• _WHAT YOU NEED TO DO_
Which lines run from the first one up to and including the one with "const points = flow.map((x, i)"? Print exactly those.

---

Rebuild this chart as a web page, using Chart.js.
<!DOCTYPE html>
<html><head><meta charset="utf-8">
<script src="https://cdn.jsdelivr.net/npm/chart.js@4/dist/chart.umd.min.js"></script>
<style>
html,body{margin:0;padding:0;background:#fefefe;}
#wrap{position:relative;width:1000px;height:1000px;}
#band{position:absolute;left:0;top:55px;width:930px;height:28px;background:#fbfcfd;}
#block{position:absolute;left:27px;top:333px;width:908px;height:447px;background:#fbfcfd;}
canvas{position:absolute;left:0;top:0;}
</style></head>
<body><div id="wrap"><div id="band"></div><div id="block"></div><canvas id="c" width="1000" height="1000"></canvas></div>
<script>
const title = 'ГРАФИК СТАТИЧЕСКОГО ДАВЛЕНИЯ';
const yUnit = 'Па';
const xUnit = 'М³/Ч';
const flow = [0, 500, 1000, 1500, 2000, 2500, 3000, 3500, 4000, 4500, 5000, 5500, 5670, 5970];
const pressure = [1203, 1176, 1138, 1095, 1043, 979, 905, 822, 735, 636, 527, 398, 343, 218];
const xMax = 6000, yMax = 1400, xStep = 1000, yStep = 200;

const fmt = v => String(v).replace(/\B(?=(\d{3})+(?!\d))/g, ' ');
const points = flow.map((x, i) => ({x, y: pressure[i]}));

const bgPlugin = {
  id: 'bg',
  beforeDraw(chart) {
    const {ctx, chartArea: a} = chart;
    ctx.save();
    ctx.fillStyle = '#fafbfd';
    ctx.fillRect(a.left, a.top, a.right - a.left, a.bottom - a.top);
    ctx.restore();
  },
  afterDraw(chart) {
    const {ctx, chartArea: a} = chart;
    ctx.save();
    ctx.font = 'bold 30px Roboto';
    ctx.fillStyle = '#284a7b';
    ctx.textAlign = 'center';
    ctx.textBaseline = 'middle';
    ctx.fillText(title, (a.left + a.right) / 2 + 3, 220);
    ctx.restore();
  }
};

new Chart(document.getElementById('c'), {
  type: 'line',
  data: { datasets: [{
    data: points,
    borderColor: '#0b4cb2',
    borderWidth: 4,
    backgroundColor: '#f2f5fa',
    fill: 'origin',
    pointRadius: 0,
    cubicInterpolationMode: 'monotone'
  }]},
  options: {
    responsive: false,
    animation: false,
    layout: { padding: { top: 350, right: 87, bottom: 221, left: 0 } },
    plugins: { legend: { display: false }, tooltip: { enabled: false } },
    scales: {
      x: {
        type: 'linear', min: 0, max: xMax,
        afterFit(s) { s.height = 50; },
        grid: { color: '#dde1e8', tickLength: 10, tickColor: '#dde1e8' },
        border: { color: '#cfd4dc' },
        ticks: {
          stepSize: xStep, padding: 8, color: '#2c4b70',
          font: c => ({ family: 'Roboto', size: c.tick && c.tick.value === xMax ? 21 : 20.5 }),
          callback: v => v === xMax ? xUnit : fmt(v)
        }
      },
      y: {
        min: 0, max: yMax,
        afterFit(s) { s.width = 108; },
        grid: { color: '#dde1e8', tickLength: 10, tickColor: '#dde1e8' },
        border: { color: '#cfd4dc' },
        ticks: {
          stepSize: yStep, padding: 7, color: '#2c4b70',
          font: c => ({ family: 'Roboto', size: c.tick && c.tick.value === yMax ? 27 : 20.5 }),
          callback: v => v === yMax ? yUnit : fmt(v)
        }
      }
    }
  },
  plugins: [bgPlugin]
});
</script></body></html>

---

• _WORKED ANSWER_
Rebuild this chart as a web page, using Chart.js.
<!DOCTYPE html>
<html><head><meta charset="utf-8">
<script src="https://cdn.jsdelivr.net/npm/chart.js@4/dist/chart.umd.min.js"></script>
<style>
html,body{margin:0;padding:0;background:#fefefe;}
#wrap{position:relative;width:1000px;height:1000px;}
#band{position:absolute;left:0;top:55px;width:930px;height:28px;background:#fbfcfd;}
#block{position:absolute;left:27px;top:333px;width:908px;height:447px;background:#fbfcfd;}
canvas{position:absolute;left:0;top:0;}
</style></head>
<body><div id="wrap"><div id="band"></div><div id="block"></div><canvas id="c" width="1000" height="1000"></canvas></div>
<script>
const title = 'ГРАФИК СТАТИЧЕСКОГО ДАВЛЕНИЯ';
const yUnit = 'Па';
const xUnit = 'М³/Ч';
const flow = [0, 500, 1000, 1500, 2000, 2500, 3000, 3500, 4000, 4500, 5000, 5500, 5670, 5970];
const pressure = [1203, 1176, 1138, 1095, 1043, 979, 905, 822, 735, 636, 527, 398, 343, 218];
const xMax = 6000, yMax = 1400, xStep = 1000, yStep = 200;

const fmt = v => String(v).replace(/\B(?=(\d{3})+(?!\d))/g, ' ');
const points = flow.map((x, i) => ({x, y: pressure[i]}));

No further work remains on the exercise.